Казалось бы, время не располагало к самобытию. На­чало XIX века — кризисно для Японии. Все предвещало крах самурайской системы, сегуната, и указы, издававшиеся один за другим с целью стабилизировать положение, не до­стигали цели. На протяжении предыдущего века политика самоизоляции, отрезавшей Японию с начала XVII в. от вне­шнего мира, дабы дурной пример Запада не расшатал устои, была уже не столь жесткой и запрещенная литература, не только христианская, но и научная, проникала в среду обра­зованных японцев и настраивала умы на определенный лад. Появилась группа ученых, сторонников западных знаний, так называемых «рангакуся»[87] — прежде всего в точных нау­ках, астрономии, географии, медицине, — которые наде­ялись, заимствуя европейские знания и систему государ­ственного управления, вызволить страну из бедственного положения.

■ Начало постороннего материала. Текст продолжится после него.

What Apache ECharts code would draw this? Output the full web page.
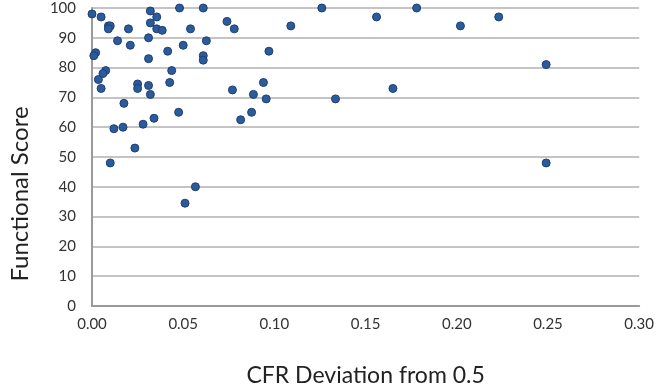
<!DOCTYPE html>
<html>
<head>
<meta charset="utf-8">
<script src="https://cdn.jsdelivr.net/npm/echarts@6/dist/echarts.min.js"></script>
<style>
  html, body { margin: 0; padding: 0; background: #fff; }
  #chart { width: 657px; height: 392px; }
</style>
</head>
<body>
<div id="chart"></div>
<script>
// CFR deviation (x) and functional score (y)
const cfrDeviation = [
  0.000, 0.005, 0.009, 0.010, 0.009, 0.020, 0.014, 0.021, 0.002, 0.001,
  0.0075, 0.006, 0.0035, 0.005, 0.0175, 0.012, 0.017, 0.0235, 0.025, 0.025,
  0.028, 0.031, 0.032, 0.034, 0.031, 0.031, 0.032, 0.032, 0.0355, 0.0355,
  0.0385, 0.0415, 0.0437, 0.0426, 0.0475, 0.048, 0.050, 0.054, 0.061, 0.0627,
  0.061, 0.061, 0.074, 0.078, 0.077, 0.0815, 0.0875, 0.0885, 0.094, 0.0955,
  0.097, 0.109, 0.126, 0.1335, 0.156, 0.165, 0.178, 0.202, 0.223, 0.249,
  0.249, 0.010, 0.0567, 0.051
]
const functionalScore = [
  98, 97, 94, 94, 93, 93, 89, 87.5, 85, 84,
  79, 78, 76, 73, 68, 59.5, 60, 53, 74.5, 73,
  61, 74, 71, 63, 83, 90, 99, 95, 97, 93,
  92.5, 85.5, 79, 75, 65, 100, 87.5, 93, 100, 89,
  84, 82.5, 95.5, 93, 72.5, 62.5, 65, 71, 75, 69.5,
  85.5, 94, 100, 69.5, 97, 73, 100, 94, 97, 81,
  48, 48, 40, 34.5
]
const xTicks = ['0.00', '0.05', '0.10', '0.15', '0.20', '0.25', '0.30']

const points = cfrDeviation.map((x, i) => [x, functionalScore[i]])

const chart = echarts.init(document.getElementById('chart'))
chart.setOption({
  animation: false,
  textStyle: { fontFamily: 'Lato' },
  grid: {
    left: 89,
    right: 17,
    top: 8,
    bottom: 84,
    containLabel: false
  },
  xAxis: {
    type: 'value',
    min: 0,
    max: 0.3,
    interval: 0.05,
    name: 'CFR Deviation from 0.5',
    nameLocation: 'middle',
    nameGap: 58,
    nameTextStyle: { fontSize: 23, color: '#222' },
    axisLine: { show: true, lineStyle: { color: '#9a9a9a', width: 2 } },
    axisTick: { show: false },
    splitLine: { show: false },
    axisLabel: {
      margin: 11,
      fontSize: 15,
      color: '#333',
      formatter: (v) => xTicks[Math.round(v / 0.05)]
    }
  },
  yAxis: {
    type: 'value',
    min: 0,
    max: 100,
    interval: 10,
    name: 'Functional Score',
    nameLocation: 'middle',
    nameGap: 60,
    // title sits a bit below the plot's centre in the original
    nameTextStyle: { fontSize: 24, color: '#222', padding: [0, 74, 0, 0] },
    axisLine: { show: true, lineStyle: { color: '#9a9a9a', width: 2 } },
    axisTick: { show: false },
    splitLine: { show: true, lineStyle: { color: '#c4c4c4', width: 2 } },
    axisLabel: { margin: 16, fontSize: 15, color: '#333' }
  },
  series: [{
    type: 'scatter',
    data: points,
    symbol: 'circle',
    symbolSize: 8,
    itemStyle: {
      color: '#2c5b9c',
      borderColor: '#1d3f74',
      borderWidth: 1,
      opacity: 1
    }
  }]
})
</script>
</body>
</html>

Ведь достаточно сказать, что за четыре года (1784—1787 гг.) только в двух провинциях Японии умерло от голода два миллиона человек. И потому «рангакуся» втайне вынашивали планы спасения страны. Втайне, по­тому что явно это делать было невозможно; суровому нака­занию, вплоть до смертной казни, подвергались люди за хранение и чтение запрещенных книг, не говоря уже о рас­пространении взглядов, чуждых традиционным учениям, за­ветам предков. Регламентации подвергалась одна сфера жизни за другой, начиная с предписаний, как подобает вести себя, какую носить одежду, что употреблять в пищу представителям разных сословий. В 1791 г. были запрещены почти все жанры городской литературы, за исключением разве что так называемых «ёмихон», «книг для чтения», на­ставлявших в правильном образе жизни, в необходимости следовать конфуцианским добродетелям во имя «поощре­ния добра и наказания зла». И естественно, эти указы имели обратную силу, ибо можно заставить человека думать иначе или делать вид, что он думает иначе, но нельзя заставить чувствовать иначе. Лишая других какой бы то ни было сво­боды выбора, сёгунат и сам оказался в положении полной несвободы, в итоге он вынужден был уступить управление страной новой силе, круто повернувшей путь Японии, и путь этот начался с «открытия страны».

вернуться

87

Слово «рангаку» означает «голландская наука» и происходит от «Оран-да» (искаж. «Голландия»), Именно через Голландию, торговавшую с Япо­нией, и проникали в страну европейские науки и знания.